-- RECORDS SHOWN --
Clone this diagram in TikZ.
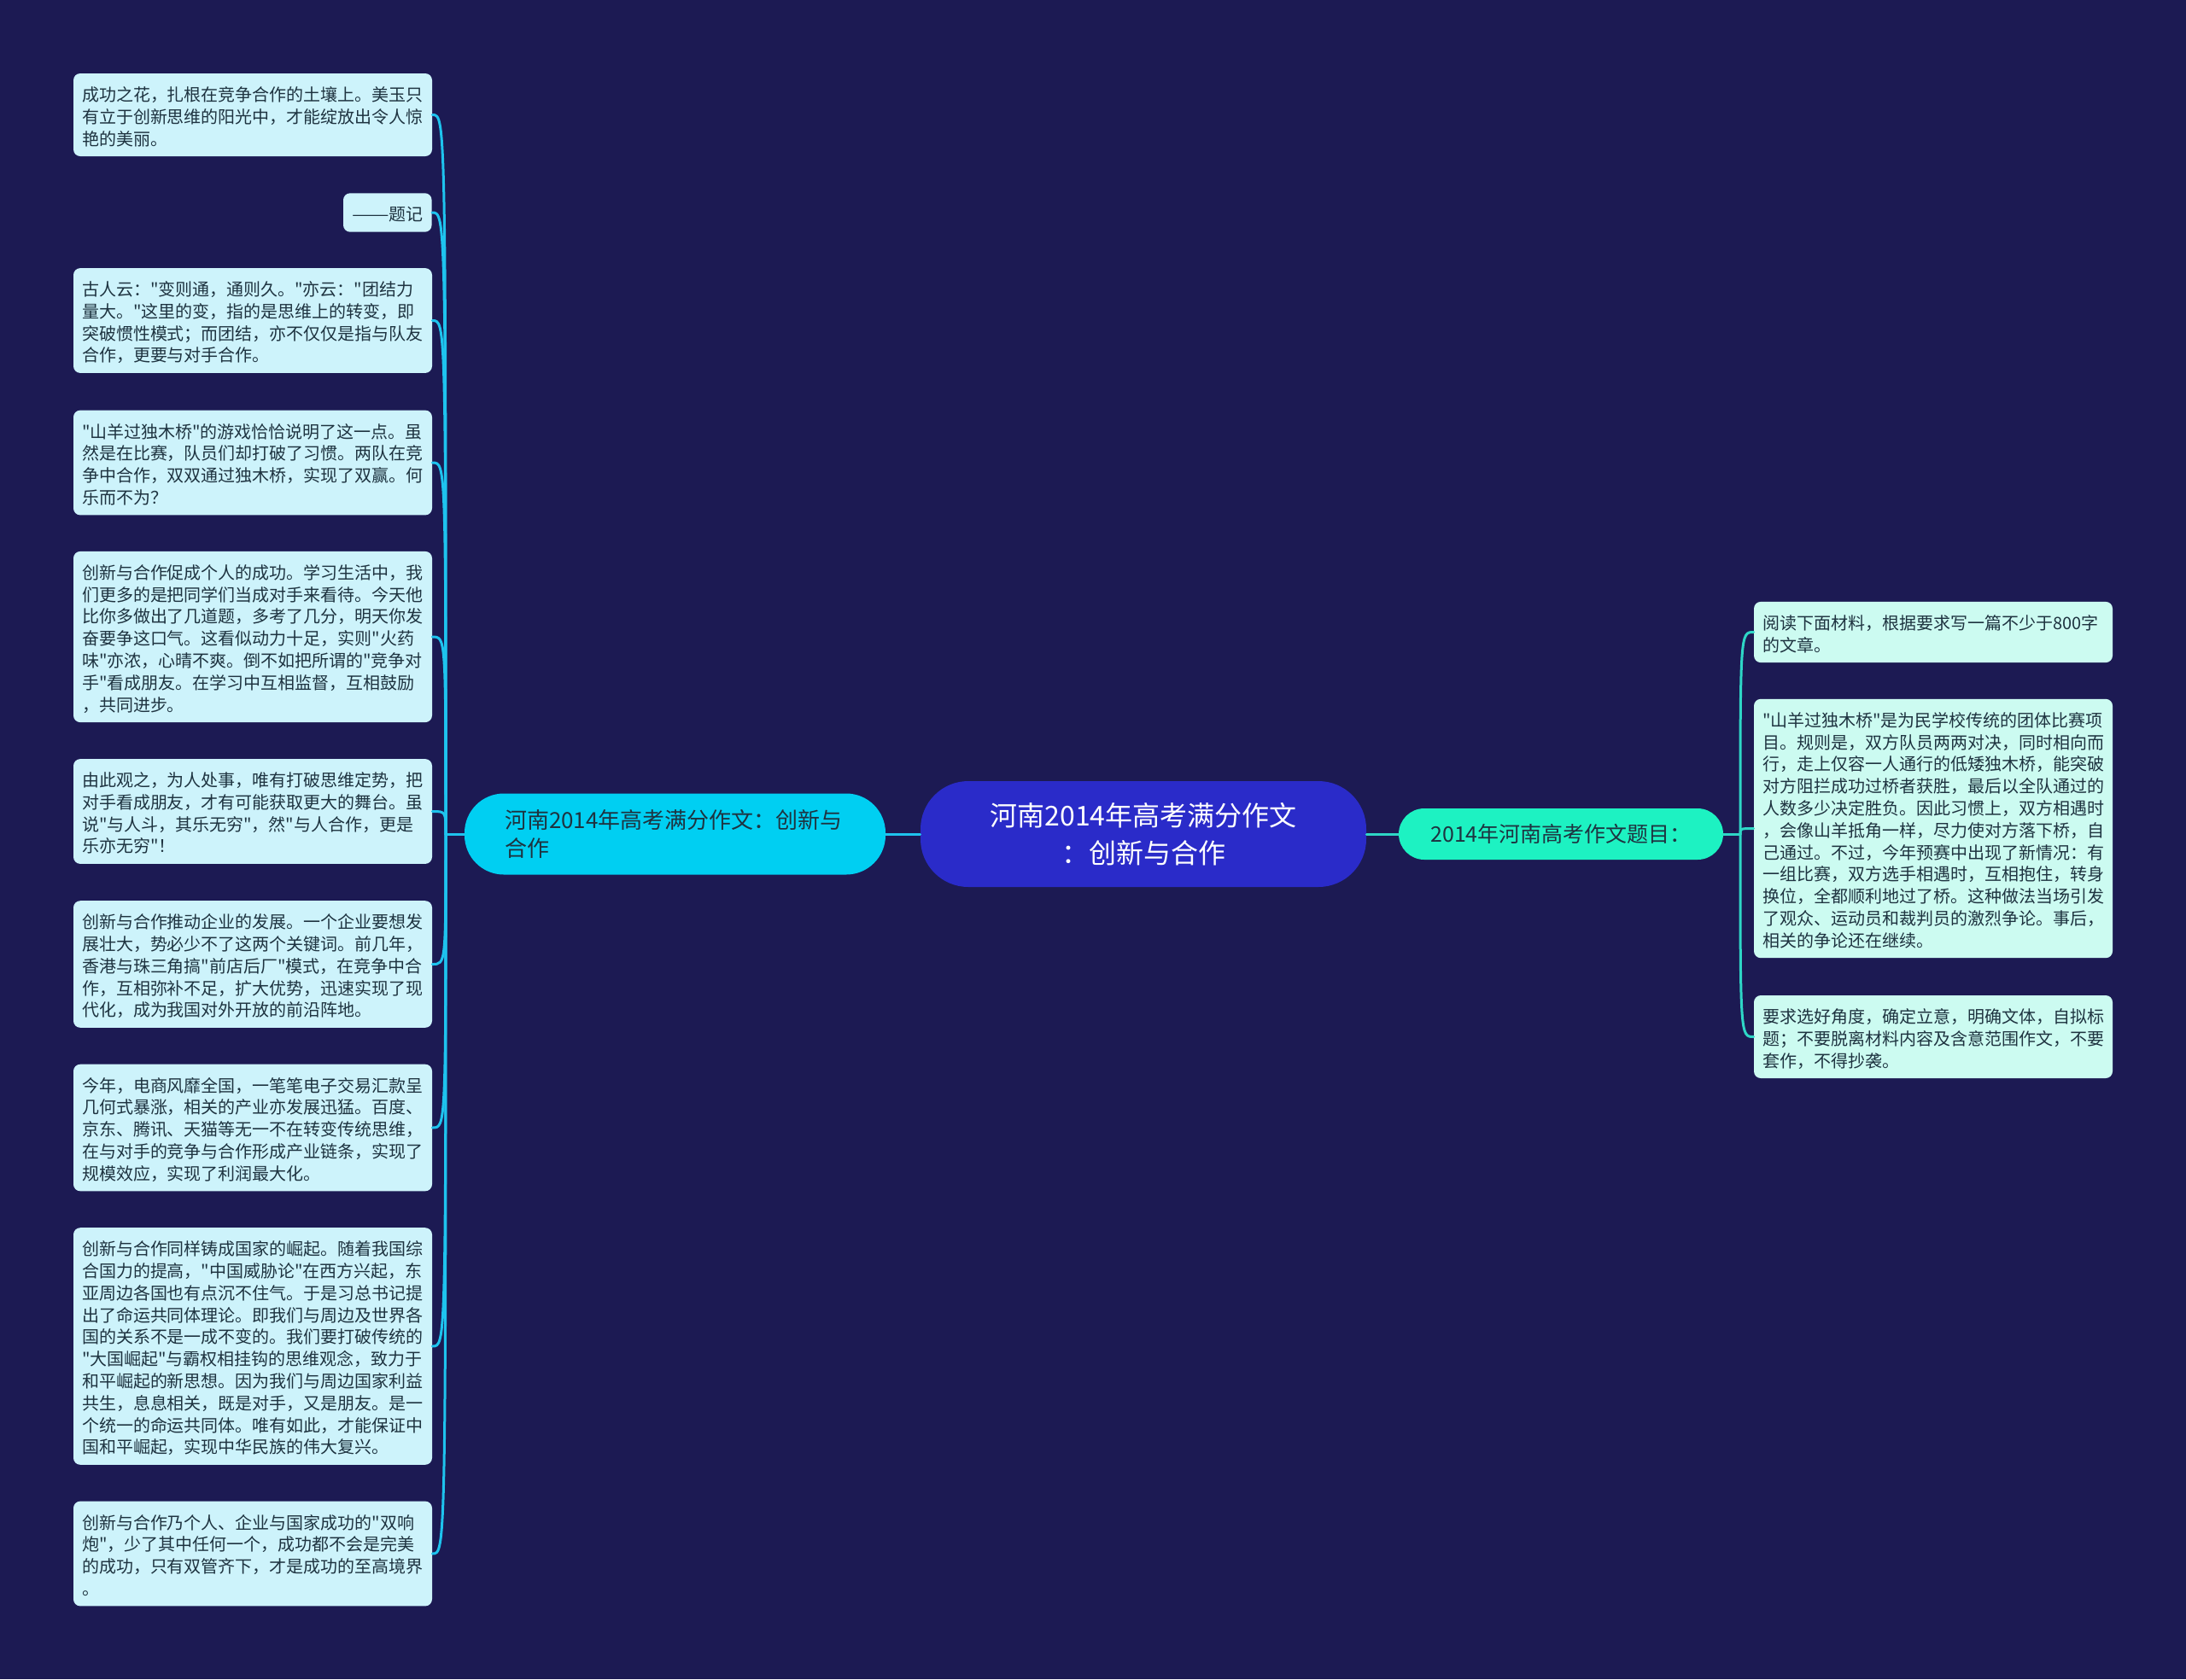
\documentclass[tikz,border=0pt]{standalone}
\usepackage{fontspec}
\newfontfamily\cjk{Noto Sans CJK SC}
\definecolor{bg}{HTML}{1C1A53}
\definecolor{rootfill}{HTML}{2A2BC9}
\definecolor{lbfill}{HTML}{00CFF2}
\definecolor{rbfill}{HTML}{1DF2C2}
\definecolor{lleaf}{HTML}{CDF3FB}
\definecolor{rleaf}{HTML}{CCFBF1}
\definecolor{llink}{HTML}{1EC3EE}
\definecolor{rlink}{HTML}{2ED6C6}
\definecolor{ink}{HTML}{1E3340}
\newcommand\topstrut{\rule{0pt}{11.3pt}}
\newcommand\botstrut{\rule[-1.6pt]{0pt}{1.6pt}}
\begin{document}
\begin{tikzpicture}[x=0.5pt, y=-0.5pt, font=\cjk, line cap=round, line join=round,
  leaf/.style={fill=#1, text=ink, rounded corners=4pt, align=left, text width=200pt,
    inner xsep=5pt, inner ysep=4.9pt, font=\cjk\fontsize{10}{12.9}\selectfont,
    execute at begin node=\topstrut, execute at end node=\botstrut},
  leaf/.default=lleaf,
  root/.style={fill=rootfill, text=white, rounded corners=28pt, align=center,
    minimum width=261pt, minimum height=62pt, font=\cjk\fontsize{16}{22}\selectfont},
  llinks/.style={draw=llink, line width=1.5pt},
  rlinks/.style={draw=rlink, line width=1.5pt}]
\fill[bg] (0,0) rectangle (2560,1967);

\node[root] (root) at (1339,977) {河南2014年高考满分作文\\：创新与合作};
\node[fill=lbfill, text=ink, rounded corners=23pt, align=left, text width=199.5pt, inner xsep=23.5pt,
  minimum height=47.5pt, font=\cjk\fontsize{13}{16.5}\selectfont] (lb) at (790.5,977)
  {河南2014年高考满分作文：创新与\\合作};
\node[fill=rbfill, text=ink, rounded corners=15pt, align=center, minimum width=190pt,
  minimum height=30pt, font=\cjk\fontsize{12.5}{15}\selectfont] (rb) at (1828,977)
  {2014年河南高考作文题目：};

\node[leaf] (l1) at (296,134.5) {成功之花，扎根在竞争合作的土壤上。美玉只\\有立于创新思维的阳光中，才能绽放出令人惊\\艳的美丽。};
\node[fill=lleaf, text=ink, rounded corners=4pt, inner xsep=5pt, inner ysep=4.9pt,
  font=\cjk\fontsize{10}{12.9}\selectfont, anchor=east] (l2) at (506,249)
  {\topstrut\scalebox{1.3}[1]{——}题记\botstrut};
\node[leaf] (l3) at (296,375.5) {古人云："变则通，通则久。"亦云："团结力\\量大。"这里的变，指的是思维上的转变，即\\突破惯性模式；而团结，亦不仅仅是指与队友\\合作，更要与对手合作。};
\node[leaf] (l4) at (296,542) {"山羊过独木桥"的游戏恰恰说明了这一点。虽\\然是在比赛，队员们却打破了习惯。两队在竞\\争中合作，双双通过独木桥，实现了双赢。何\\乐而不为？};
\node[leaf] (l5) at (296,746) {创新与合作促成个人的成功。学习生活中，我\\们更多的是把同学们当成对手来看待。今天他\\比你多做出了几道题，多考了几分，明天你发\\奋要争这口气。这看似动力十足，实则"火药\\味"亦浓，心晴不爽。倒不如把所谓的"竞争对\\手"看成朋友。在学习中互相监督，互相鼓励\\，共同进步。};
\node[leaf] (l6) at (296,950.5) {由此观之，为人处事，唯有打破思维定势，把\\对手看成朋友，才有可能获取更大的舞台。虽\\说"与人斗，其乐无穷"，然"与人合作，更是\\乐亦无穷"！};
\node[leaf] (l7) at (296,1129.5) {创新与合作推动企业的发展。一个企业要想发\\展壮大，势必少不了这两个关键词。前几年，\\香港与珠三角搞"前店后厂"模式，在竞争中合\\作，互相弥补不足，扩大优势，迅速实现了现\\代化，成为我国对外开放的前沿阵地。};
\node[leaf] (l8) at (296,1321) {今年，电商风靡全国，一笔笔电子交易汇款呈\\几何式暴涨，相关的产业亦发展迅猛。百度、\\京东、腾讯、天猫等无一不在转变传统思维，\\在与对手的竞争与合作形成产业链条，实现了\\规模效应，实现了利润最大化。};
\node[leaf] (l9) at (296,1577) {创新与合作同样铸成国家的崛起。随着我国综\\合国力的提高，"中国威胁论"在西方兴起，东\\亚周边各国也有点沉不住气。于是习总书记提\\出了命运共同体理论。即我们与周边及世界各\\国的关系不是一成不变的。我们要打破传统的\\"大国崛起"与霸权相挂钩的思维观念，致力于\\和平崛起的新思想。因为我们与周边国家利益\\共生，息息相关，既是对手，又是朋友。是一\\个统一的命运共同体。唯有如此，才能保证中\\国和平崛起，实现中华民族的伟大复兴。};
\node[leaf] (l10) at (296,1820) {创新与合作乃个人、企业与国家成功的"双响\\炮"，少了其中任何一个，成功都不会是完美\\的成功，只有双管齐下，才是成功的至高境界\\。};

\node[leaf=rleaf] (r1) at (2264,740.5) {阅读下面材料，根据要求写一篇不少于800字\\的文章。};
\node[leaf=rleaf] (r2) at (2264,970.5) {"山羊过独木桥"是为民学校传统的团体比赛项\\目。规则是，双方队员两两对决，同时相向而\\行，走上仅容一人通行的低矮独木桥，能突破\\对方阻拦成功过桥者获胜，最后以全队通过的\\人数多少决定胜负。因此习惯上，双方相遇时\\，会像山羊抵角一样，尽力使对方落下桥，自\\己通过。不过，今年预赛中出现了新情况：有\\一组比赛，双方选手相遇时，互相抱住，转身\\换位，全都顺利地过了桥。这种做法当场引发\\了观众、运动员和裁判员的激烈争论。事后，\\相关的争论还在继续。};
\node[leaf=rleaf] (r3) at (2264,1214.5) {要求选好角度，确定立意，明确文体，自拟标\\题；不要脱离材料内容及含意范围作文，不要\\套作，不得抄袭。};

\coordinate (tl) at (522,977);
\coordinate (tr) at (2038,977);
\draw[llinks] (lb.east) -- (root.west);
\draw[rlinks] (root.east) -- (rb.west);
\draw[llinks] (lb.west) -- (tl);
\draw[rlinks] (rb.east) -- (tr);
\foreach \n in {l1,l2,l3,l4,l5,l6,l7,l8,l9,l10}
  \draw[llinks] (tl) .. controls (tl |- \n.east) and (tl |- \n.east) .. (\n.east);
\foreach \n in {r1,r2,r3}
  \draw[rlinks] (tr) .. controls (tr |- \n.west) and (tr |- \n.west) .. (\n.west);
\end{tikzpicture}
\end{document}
* * *
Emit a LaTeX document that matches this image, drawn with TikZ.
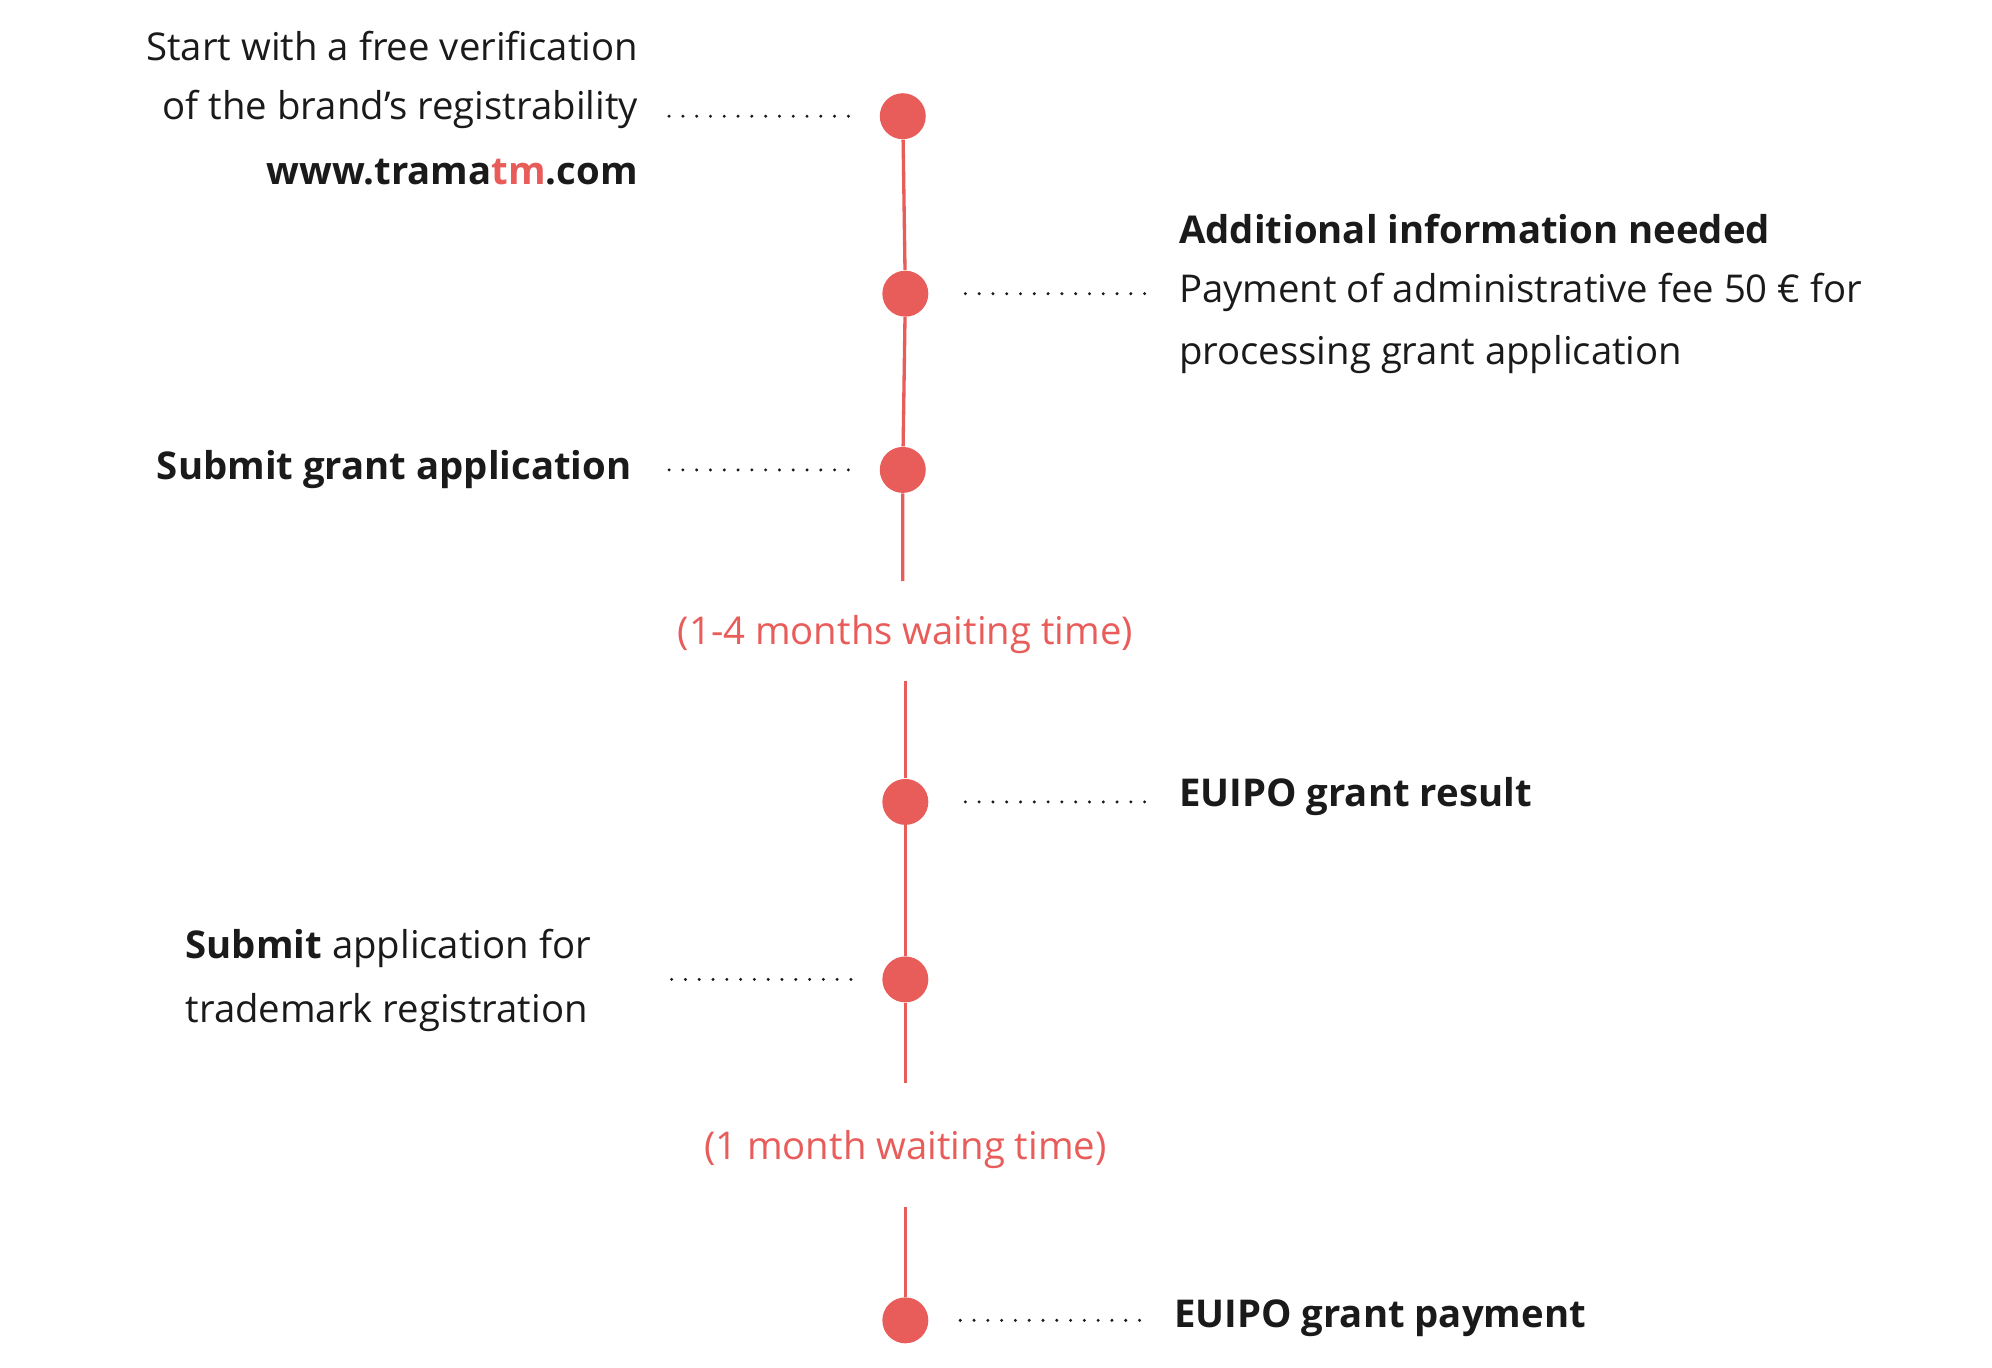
...
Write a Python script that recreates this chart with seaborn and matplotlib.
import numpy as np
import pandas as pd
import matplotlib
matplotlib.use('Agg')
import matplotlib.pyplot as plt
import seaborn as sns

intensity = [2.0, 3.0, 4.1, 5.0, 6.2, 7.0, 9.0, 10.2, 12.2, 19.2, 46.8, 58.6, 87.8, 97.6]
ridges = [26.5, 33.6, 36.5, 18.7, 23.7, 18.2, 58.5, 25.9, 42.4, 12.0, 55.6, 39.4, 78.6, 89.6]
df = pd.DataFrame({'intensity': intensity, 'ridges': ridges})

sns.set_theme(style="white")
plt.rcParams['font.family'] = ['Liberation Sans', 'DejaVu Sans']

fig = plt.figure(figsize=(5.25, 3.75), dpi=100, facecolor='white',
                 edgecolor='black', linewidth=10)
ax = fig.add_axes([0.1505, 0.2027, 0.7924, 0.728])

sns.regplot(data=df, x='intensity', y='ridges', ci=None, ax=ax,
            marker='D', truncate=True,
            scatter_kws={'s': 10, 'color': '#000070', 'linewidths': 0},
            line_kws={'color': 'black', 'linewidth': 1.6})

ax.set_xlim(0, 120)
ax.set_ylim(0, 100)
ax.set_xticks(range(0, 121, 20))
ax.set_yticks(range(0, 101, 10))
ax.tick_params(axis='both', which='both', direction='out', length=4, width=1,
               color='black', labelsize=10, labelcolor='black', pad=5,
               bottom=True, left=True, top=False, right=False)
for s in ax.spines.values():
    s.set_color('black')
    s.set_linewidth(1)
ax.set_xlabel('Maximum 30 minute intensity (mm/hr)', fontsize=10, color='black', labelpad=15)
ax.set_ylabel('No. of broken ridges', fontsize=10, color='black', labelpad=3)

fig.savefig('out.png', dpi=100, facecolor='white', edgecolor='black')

-- THE TASK --
Check each line of the listing above for the string "matplotlib", then report only how many lines have it.

-- RESULT --
4